Bangalore Royal Challengers
What’s their ‘thing’?
Bought loads of stonewallers, like Jacques Kallis, Rahul Dravid and Shivnarine Chanderpaul and promptly finished second to last in 2008.
New players
Wisely added Robin Uthappa, Kevin Pietersen and Jesse Ryder to their obdurate batting roster.
Chennai Super Kings
What’s their ‘thing’?
Second stupidest name. Either ‘kings’ weren’t supreme enough or it’s a reference to a certain grade of cement hawked by the owner. Both are good reasons.
New players
Bought Andrew Flintoff for three small fortunes.
Delhi Daredevils
What’s their ‘thing’?
Having Mohammad Asif banned for drug taking. Virender Sehwag and Gautam Gambhir open.
New players
Rucks. David Warner, Australia’s sloggy new opener. Andrew ‘Ronald’ McDonald, Australia’s boring new all-rounder who should really spend more time indoors with his complexion. Forgotten man, Ashish Nehra. As well as England’s Owais Shah and Paul Collingwood.
Deccan Chargers
What’s their ‘thing’?
Shahid Afridi slagged off VVS Laxman’s captaincy and said Adam Gilchrist should take over. The owners promptly gave Afridi the boot, before adding: “Also, Adam Gilchrist is the new captain” – something they forgot to mention to Laxman. Charged their way to last place in 2008.
New players
West Indians, Fidel Edwards and Dwayne Smith.
Kolkata Knight Riders
What’s their ‘thing’?
Got to be the ludicrous name, hasn’t it?
New players
Bangladesh’s Mashrafe Mortaza.
Kings XI Punjab
What’s their ‘thing’?
Being a team of 11 equal-billing kings, like some sort of communist monarchy. They’re also ‘our’ team (in the loosest possible sense).
New players
Ravi Bopara and also ‘Burt Cockley’ who we’re going to go and find out more about, right this minute.
Mumbai Indians
What’s their ‘thing’?
Harbhajan Singh slapped his India team mate, Sreesanth. Sreesanth had a cry.
New players
JP Duminy and Kyle Mills.
Rajasthan Royals
What’s their ‘thing’?
Being the cheapskate team that won the IPL in 2008 with Shane Warne leading the way.
New players
Tyron Henderson
heh.
Actually, ‘Super’ in the Kings name is very apt- the word is used in all kinds of ways colloquially in Tamil Nadu state (of which Chennai is the captial)- from real to the hilarious.
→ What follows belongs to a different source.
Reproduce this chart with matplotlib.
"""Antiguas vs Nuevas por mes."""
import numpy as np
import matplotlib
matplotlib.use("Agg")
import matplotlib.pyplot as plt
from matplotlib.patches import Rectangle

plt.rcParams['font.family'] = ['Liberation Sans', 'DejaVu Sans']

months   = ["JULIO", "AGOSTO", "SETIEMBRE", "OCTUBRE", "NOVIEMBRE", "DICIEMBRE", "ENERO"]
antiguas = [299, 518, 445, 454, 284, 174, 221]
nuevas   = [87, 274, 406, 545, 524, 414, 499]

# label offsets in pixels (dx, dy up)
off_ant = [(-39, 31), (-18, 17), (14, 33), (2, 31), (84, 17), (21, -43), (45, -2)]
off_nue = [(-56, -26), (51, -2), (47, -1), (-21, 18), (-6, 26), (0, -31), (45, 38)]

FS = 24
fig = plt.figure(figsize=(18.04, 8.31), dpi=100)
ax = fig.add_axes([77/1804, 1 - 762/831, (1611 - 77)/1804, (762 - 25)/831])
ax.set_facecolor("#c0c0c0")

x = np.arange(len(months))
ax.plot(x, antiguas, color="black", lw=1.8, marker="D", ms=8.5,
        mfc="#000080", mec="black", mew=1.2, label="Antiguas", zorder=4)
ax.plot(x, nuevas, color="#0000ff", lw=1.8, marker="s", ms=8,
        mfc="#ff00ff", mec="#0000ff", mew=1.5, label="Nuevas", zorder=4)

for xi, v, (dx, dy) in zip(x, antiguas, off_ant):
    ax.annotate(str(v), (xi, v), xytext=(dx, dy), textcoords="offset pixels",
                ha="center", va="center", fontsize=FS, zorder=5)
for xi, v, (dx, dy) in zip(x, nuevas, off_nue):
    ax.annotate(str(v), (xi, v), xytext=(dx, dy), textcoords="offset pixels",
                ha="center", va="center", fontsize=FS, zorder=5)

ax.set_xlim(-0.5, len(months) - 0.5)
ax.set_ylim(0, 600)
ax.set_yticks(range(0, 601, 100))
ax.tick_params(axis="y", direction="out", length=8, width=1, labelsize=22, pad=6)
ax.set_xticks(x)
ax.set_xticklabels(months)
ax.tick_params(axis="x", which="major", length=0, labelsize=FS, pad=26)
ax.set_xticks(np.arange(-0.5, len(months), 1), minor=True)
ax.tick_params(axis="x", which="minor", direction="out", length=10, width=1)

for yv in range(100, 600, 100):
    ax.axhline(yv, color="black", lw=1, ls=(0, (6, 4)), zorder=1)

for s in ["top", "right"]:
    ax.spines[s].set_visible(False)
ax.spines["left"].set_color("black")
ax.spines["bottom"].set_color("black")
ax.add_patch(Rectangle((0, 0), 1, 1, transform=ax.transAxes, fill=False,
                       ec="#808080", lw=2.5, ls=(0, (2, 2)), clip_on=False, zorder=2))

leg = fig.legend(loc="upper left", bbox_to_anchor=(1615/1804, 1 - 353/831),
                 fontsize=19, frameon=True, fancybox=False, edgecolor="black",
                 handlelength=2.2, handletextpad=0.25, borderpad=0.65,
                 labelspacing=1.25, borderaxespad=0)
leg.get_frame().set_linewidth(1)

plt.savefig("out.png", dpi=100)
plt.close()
Actually both Sree and HArbhajan belong to the Kings XI.
Burt Cockley! No way is that the real name of a cricketer! Surely he is in fact one of the following:
– an elderly uncle
– a real ale enthusiast
– a morris dancer
– a folk singer
– a fisherman
– an East End publican
And your point is, Miriam?
So ‘super’ is used as a prefix, even? That’s an interesting development. I think I might use it myself. Can’t let the absolute monarchists have all the fun.
Sorry Bert, are you a Cockley as well?
Would that I were, Miriam. Would that I were…
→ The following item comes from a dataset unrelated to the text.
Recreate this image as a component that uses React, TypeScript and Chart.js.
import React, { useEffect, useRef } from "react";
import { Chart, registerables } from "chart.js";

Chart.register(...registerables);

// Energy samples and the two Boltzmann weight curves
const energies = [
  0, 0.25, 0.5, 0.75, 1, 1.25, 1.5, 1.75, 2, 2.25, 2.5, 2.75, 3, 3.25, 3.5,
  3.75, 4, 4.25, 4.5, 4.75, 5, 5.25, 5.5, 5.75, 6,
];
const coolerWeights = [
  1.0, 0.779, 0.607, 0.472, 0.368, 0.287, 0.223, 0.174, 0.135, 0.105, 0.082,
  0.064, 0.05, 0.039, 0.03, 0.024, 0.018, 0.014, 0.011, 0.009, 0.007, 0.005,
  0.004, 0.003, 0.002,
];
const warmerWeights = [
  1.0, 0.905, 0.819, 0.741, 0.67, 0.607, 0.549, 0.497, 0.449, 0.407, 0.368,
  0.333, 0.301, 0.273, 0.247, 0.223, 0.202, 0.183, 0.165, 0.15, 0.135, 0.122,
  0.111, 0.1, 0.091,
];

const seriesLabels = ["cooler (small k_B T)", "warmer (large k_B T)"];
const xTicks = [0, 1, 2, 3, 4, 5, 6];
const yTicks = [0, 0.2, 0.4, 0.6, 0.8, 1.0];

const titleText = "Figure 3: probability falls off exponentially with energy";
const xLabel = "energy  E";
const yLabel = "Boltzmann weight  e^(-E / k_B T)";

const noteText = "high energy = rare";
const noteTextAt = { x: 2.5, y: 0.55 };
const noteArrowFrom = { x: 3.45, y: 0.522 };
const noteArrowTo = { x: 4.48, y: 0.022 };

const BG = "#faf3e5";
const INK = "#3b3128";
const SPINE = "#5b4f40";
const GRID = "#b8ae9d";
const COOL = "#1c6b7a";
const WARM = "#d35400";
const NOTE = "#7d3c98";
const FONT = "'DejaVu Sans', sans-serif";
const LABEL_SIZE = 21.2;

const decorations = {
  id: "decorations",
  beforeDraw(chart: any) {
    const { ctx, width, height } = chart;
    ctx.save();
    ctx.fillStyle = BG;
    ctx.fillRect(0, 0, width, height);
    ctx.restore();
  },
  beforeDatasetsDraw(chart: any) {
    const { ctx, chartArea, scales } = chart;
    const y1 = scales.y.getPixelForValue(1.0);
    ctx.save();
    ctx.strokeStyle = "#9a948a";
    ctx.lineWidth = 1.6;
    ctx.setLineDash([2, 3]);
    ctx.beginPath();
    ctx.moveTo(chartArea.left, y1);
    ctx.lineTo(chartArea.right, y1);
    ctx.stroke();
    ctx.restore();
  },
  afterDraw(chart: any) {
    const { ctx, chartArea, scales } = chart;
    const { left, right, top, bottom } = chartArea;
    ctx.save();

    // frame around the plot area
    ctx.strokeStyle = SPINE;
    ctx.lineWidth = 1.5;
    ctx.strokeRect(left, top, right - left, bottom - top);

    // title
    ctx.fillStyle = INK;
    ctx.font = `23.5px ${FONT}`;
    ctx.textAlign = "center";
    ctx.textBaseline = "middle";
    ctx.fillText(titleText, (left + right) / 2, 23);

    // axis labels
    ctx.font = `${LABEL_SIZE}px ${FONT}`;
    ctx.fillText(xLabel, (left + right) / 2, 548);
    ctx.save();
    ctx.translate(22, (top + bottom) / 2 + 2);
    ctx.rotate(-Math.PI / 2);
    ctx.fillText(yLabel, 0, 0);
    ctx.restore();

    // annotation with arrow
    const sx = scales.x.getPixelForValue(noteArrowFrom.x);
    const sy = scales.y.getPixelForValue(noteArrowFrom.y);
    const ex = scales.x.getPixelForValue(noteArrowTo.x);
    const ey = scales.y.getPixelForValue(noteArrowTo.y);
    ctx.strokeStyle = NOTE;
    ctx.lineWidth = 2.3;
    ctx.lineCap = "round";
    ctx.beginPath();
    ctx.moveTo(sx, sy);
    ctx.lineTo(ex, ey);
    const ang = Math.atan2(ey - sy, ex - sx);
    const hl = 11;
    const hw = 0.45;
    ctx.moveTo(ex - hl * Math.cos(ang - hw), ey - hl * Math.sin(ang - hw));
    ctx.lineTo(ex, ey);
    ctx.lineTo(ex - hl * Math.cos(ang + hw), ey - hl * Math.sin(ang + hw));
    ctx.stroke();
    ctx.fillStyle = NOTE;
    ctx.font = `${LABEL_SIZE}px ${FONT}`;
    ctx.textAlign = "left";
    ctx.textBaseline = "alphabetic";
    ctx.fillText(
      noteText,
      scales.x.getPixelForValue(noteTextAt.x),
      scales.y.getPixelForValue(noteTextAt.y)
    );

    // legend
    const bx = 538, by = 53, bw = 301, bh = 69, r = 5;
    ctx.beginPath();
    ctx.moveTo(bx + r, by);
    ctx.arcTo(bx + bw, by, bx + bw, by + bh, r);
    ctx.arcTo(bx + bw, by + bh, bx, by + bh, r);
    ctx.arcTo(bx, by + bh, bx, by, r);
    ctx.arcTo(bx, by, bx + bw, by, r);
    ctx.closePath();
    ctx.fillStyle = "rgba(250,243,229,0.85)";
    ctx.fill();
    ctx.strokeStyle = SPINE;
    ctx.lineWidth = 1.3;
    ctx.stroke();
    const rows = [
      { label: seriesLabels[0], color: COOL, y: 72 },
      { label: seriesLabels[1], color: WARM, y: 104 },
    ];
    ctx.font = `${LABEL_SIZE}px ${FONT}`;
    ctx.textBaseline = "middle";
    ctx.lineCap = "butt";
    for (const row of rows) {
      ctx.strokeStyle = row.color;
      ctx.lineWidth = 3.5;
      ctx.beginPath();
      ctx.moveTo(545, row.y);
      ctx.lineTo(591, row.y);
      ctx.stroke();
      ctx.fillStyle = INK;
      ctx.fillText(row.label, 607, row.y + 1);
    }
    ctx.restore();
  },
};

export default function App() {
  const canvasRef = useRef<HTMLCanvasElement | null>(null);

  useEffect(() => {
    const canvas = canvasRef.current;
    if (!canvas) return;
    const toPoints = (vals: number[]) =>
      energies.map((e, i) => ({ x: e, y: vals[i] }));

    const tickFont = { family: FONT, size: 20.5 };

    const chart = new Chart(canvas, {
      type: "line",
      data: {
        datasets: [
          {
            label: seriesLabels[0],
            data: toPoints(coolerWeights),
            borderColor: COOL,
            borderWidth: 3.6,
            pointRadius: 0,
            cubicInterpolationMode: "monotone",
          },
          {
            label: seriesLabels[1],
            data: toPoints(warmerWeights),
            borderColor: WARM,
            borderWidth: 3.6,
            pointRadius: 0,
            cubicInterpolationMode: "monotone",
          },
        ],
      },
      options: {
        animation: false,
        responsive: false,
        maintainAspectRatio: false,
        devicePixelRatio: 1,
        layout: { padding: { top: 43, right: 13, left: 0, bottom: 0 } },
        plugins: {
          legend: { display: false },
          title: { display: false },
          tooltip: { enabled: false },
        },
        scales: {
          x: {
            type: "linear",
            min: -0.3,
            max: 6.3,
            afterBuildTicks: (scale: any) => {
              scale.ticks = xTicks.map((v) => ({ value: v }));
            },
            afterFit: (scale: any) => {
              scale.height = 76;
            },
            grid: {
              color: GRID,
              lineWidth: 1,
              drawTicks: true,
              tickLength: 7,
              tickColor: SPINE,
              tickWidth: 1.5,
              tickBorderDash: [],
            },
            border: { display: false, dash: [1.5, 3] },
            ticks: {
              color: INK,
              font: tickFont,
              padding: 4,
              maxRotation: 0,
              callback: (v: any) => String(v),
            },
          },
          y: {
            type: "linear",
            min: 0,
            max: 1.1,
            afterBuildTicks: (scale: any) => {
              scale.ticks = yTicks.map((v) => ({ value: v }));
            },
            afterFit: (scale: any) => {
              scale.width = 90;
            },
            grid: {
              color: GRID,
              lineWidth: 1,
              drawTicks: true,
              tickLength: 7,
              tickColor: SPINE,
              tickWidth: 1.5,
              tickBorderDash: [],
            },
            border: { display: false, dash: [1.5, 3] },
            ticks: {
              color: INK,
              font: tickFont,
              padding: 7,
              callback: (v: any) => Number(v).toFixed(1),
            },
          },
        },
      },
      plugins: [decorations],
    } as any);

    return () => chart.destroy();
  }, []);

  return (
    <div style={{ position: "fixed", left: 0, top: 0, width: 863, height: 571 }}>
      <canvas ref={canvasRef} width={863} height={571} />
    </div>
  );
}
John, Sree does, but Harbhajan plays for (and for a time captained) Mumbai Indians.
What we wrote was misleading though – we meant they were India team mates.
Is the fact that this ‘preview’ thins out considerably towards the last couple of teams a subtle comment on the way the IPL’s novelty is wearing off, or is it just that there’s not much interesting to say about the Mumbai Indians or Rajasthan Royals?
It’s not exactly chock full of content up top either.